**EXERCISE DESCRIPTION:** Print the data exactly, leaving nothing out.

##########

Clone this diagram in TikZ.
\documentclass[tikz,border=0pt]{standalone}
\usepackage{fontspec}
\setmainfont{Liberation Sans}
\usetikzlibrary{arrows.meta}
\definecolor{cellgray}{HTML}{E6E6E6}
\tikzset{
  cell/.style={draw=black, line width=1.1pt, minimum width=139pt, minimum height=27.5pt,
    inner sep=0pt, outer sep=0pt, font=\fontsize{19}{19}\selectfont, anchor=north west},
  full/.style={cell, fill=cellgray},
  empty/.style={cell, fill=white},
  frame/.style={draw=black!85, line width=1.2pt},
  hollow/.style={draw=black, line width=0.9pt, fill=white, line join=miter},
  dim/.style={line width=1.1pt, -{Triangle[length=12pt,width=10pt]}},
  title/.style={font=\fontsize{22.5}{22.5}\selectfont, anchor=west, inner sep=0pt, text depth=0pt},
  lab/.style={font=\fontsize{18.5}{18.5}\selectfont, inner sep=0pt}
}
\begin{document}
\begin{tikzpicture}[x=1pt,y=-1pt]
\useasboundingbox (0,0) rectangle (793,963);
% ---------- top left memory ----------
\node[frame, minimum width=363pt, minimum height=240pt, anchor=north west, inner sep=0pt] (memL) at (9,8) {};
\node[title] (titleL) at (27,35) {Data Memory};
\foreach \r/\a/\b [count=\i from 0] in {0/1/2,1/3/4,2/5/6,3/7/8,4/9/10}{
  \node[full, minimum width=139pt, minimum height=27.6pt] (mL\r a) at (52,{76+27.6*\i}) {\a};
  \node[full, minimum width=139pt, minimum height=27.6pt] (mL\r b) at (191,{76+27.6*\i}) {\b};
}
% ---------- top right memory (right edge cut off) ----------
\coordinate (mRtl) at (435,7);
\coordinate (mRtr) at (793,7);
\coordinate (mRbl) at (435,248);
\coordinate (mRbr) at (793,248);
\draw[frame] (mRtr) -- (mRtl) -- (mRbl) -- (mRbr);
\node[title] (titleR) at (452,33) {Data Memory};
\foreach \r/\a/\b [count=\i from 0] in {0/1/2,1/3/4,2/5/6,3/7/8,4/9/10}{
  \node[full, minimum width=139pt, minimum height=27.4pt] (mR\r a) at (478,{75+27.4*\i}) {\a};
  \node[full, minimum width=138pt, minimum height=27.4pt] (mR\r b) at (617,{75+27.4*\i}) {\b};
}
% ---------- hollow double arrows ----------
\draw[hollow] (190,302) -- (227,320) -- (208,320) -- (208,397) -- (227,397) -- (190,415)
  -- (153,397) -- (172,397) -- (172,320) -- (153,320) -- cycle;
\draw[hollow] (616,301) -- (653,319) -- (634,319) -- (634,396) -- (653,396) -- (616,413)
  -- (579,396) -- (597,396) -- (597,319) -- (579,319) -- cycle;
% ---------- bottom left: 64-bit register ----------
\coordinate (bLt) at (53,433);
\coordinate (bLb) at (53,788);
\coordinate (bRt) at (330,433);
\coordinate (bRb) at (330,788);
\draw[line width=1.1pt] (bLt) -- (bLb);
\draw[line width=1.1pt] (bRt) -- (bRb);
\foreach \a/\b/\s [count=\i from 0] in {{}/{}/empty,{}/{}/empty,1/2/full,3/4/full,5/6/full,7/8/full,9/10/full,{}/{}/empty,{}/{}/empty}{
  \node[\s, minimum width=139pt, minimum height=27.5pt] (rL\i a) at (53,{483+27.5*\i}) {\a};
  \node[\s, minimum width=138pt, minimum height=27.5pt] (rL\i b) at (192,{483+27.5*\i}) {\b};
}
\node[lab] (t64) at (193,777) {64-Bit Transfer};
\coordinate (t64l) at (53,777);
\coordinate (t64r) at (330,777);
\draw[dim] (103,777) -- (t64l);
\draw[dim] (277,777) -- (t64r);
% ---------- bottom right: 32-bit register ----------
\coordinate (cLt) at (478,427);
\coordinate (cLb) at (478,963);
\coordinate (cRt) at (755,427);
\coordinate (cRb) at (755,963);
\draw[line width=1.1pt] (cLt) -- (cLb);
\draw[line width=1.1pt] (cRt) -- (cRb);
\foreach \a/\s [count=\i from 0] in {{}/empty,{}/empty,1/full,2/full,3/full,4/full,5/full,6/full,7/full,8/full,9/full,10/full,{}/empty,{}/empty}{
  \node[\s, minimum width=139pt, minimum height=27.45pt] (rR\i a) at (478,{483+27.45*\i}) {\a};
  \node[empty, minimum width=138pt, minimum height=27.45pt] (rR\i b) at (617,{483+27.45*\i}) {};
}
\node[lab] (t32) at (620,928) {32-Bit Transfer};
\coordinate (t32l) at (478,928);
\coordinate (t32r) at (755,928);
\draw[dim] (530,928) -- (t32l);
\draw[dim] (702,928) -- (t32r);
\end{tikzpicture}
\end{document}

##########

**SOLUTION TO THIS EXERCISE:**
Clone this diagram in TikZ.
\documentclass[tikz,border=0pt]{standalone}
\usepackage{fontspec}
\setmainfont{Liberation Sans}
\usetikzlibrary{arrows.meta}
\definecolor{cellgray}{HTML}{E6E6E6}
\tikzset{
  cell/.style={draw=black, line width=1.1pt, minimum width=139pt, minimum height=27.5pt,
    inner sep=0pt, outer sep=0pt, font=\fontsize{19}{19}\selectfont, anchor=north west},
  full/.style={cell, fill=cellgray},
  empty/.style={cell, fill=white},
  frame/.style={draw=black!85, line width=1.2pt},
  hollow/.style={draw=black, line width=0.9pt, fill=white, line join=miter},
  dim/.style={line width=1.1pt, -{Triangle[length=12pt,width=10pt]}},
  title/.style={font=\fontsize{22.5}{22.5}\selectfont, anchor=west, inner sep=0pt, text depth=0pt},
  lab/.style={font=\fontsize{18.5}{18.5}\selectfont, inner sep=0pt}
}
\begin{document}
\begin{tikzpicture}[x=1pt,y=-1pt]
\useasboundingbox (0,0) rectangle (793,963);
% ---------- top left memory ----------
\node[frame, minimum width=363pt, minimum height=240pt, anchor=north west, inner sep=0pt] (memL) at (9,8) {};
\node[title] (titleL) at (27,35) {Data Memory};
\foreach \r/\a/\b [count=\i from 0] in {0/1/2,1/3/4,2/5/6,3/7/8,4/9/10}{
  \node[full, minimum width=139pt, minimum height=27.6pt] (mL\r a) at (52,{76+27.6*\i}) {\a};
  \node[full, minimum width=139pt, minimum height=27.6pt] (mL\r b) at (191,{76+27.6*\i}) {\b};
}
% ---------- top right memory (right edge cut off) ----------
\coordinate (mRtl) at (435,7);
\coordinate (mRtr) at (793,7);
\coordinate (mRbl) at (435,248);
\coordinate (mRbr) at (793,248);
\draw[frame] (mRtr) -- (mRtl) -- (mRbl) -- (mRbr);
\node[title] (titleR) at (452,33) {Data Memory};
\foreach \r/\a/\b [count=\i from 0] in {0/1/2,1/3/4,2/5/6,3/7/8,4/9/10}{
  \node[full, minimum width=139pt, minimum height=27.4pt] (mR\r a) at (478,{75+27.4*\i}) {\a};
  \node[full, minimum width=138pt, minimum height=27.4pt] (mR\r b) at (617,{75+27.4*\i}) {\b};
}
% ---------- hollow double arrows ----------
\draw[hollow] (190,302) -- (227,320) -- (208,320) -- (208,397) -- (227,397) -- (190,415)
  -- (153,397) -- (172,397) -- (172,320) -- (153,320) -- cycle;
\draw[hollow] (616,301) -- (653,319) -- (634,319) -- (634,396) -- (653,396) -- (616,413)
  -- (579,396) -- (597,396) -- (597,319) -- (579,319) -- cycle;
% ---------- bottom left: 64-bit register ----------
\coordinate (bLt) at (53,433);
\coordinate (bLb) at (53,788);
\coordinate (bRt) at (330,433);
\coordinate (bRb) at (330,788);
\draw[line width=1.1pt] (bLt) -- (bLb);
\draw[line width=1.1pt] (bRt) -- (bRb);
\foreach \a/\b/\s [count=\i from 0] in {{}/{}/empty,{}/{}/empty,1/2/full,3/4/full,5/6/full,7/8/full,9/10/full,{}/{}/empty,{}/{}/empty}{
  \node[\s, minimum width=139pt, minimum height=27.5pt] (rL\i a) at (53,{483+27.5*\i}) {\a};
  \node[\s, minimum width=138pt, minimum height=27.5pt] (rL\i b) at (192,{483+27.5*\i}) {\b};
}
\node[lab] (t64) at (193,777) {64-Bit Transfer};
\coordinate (t64l) at (53,777);
\coordinate (t64r) at (330,777);
\draw[dim] (103,777) -- (t64l);
\draw[dim] (277,777) -- (t64r);
% ---------- bottom right: 32-bit register ----------
\coordinate (cLt) at (478,427);
\coordinate (cLb) at (478,963);
\coordinate (cRt) at (755,427);
\coordinate (cRb) at (755,963);
\draw[line width=1.1pt] (cLt) -- (cLb);
\draw[line width=1.1pt] (cRt) -- (cRb);
\foreach \a/\s [count=\i from 0] in {{}/empty,{}/empty,1/full,2/full,3/full,4/full,5/full,6/full,7/full,8/full,9/full,10/full,{}/empty,{}/empty}{
  \node[\s, minimum width=139pt, minimum height=27.45pt] (rR\i a) at (478,{483+27.45*\i}) {\a};
  \node[empty, minimum width=138pt, minimum height=27.45pt] (rR\i b) at (617,{483+27.45*\i}) {};
}
\node[lab] (t32) at (620,928) {32-Bit Transfer};
\coordinate (t32l) at (478,928);
\coordinate (t32r) at (755,928);
\draw[dim] (530,928) -- (t32l);
\draw[dim] (702,928) -- (t32r);
\end{tikzpicture}
\end{document}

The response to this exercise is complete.